For those of us who aren't facing suffering now, it is wise to prepare for the future probability (some might say certainty) of suffering. Hopefully these thoughts will help you do that:
If you ask people who don't believe in God why they don't, the number one reason will be suffering. If you ask people who believe in God when they grew most spiritually, the number one answer will be suffering........
In my own darkest time some years ago, my greatest disapointment was deep and unfixable. I questioned my calling. I didn't think about suicide, but I definitely thought that if my life were over, I'd be grateful for the end of pain. I would talk to a few close friends, and they would generally give sympathy and support, for which I was grateful.

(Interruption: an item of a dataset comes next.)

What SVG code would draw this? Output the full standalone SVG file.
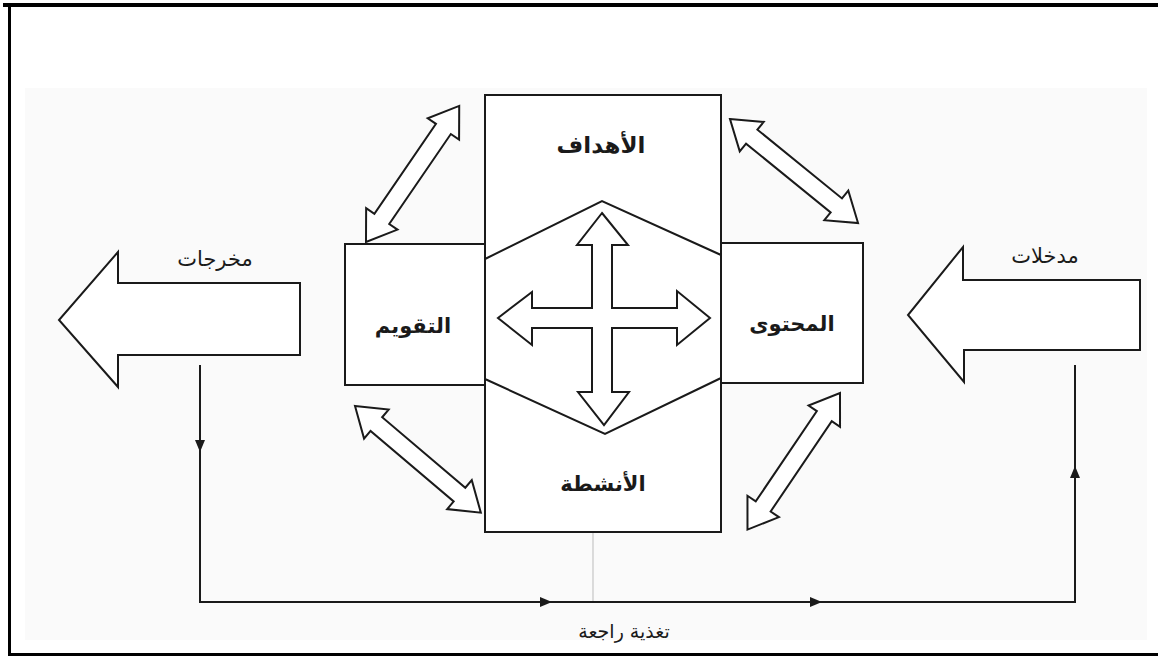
<svg xmlns="http://www.w3.org/2000/svg" width="1158" height="656" viewBox="0 0 1158 656">
<style>
.ln{fill:none;stroke:#1a1a1a;stroke-width:2}
.sh{fill:#ffffff;stroke:#1a1a1a;stroke-width:2;stroke-linejoin:miter}
.lbl{font-family:"DejaVu Sans",sans-serif;font-weight:bold;font-size:21px;fill:#1a1a1a;text-anchor:middle}
.lbl2{font-family:"DejaVu Sans",sans-serif;font-size:21px;fill:#1a1a1a;text-anchor:middle}
</style>
<defs>
<marker id="tri" viewBox="0 0 12 10" refX="12" refY="5" markerWidth="13" markerHeight="10" markerUnits="userSpaceOnUse" orient="auto">
<path d="M0,0 L12,5 L0,10 Z" fill="#1a1a1a"/>
</marker>
<path id="dbl" d="M0,0 L28,-19 L28,-9 L137,-9 L137,-19 L165,0 L137,19 L137,9 L28,9 L28,19 Z"/>
</defs>
<rect x="0" y="0" width="1158" height="656" fill="#ffffff"/>
<rect x="25" y="88" width="1122" height="552" fill="#fafafa"/>
<g id="frame">
<line x1="3" y1="5" x2="1158" y2="5" stroke="#000" stroke-width="4"/>
<line x1="9.5" y1="3" x2="9.5" y2="656" stroke="#000" stroke-width="3"/>
<line x1="8" y1="654.5" x2="1158" y2="654.5" stroke="#000" stroke-width="3"/>
</g>
<g id="connectors">
<line x1="593" y1="532" x2="593" y2="602" stroke="#bbbbbb" stroke-width="1"/>
<path class="ln" d="M200,365 V452" marker-end="url(#tri)"/>
<path class="ln" d="M200,446 V602 H552" marker-end="url(#tri)"/>
<path class="ln" d="M546,602 H822" marker-end="url(#tri)"/>
<path class="ln" d="M816,602 H1075 V466" marker-end="url(#tri)"/>
<path class="ln" d="M1075,472 V365"/>
<use href="#dbl" class="sh" transform="translate(366,242) rotate(-55.6)"/>
<use href="#dbl" class="sh" transform="translate(730,119) rotate(39.1)"/>
<use href="#dbl" class="sh" transform="translate(355,406) rotate(40.3)"/>
<use href="#dbl" class="sh" transform="translate(840,393) rotate(124.1)"/>
</g>
<g id="outputs">
<path class="sh" d="M300,283 L118,283 L118,252 L59,320 L118,387 L118,355 L300,355 Z"/>
<text class="lbl2" x="215" y="266">مخرجات</text>
</g>
<g id="inputs">
<path class="sh" d="M1140,280 L963,280 L963,247 L908,315 L964,382 L964,350 L1140,350 Z"/>
<text class="lbl2" x="1045" y="263">مدخلات</text>
</g>
<g id="evaluation">
<rect class="sh" x="345" y="244" width="140" height="141"/>
<text class="lbl" x="413" y="333">التقويم</text>
</g>
<g id="content">
<rect class="sh" x="721" y="243" width="142" height="140"/>
<text class="lbl" x="792" y="331">المحتوى</text>
</g>
<g id="center">
<rect class="sh" x="485" y="95" width="236" height="437"/>
<text class="lbl" x="601" y="153" style="font-size:23px">الأهداف</text>
<text class="lbl" x="603" y="491">الأنشطة</text>
<polygon class="sh" points="485,259 602,201 721,255 721,378 605,434 485,379"/>
<path class="sh" d="M602,213 L628,245 L612,245 L612,308 L677,308 L677,291 L710,318 L677,345 L677,328 L612,328 L612,392 L629,392 L604,425 L578,392 L592,392 L592,328 L532,328 L532,345 L498,318 L532,292 L532,308 L592,308 L592,245 L577,245 Z"/>
</g>
<text class="lbl2" x="624" y="638" style="font-size:19px">تغذية راجعة</text>
</svg>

But then I did what I ahve so often done when I cannot think or pray or reason my way out of something. I called Dallas. I walked him through the circumstances and the heartbreak and the pain, eager for his answer.
"This will be a test of your joyful confidence in God."
I did not miss the challenge in this sentence, all the more goading for its gentle phrasing. Not must my confidence - my joyful confidence. Human beings around the globe had been suffering a year ago, and I was capable of joy then. Why should i consider my own suffering grounds for a crisis of confidence in God when I don't react the same way to others?
If there is a God who is worthy to be the Father of Jesus, I can trust giving this situation as well as my own feelings joyfully into his hands. If there is not, I have infinitely bigger problems than a merely human circumstance. Eith way it is true: this will be a test of my joyful confidence in God.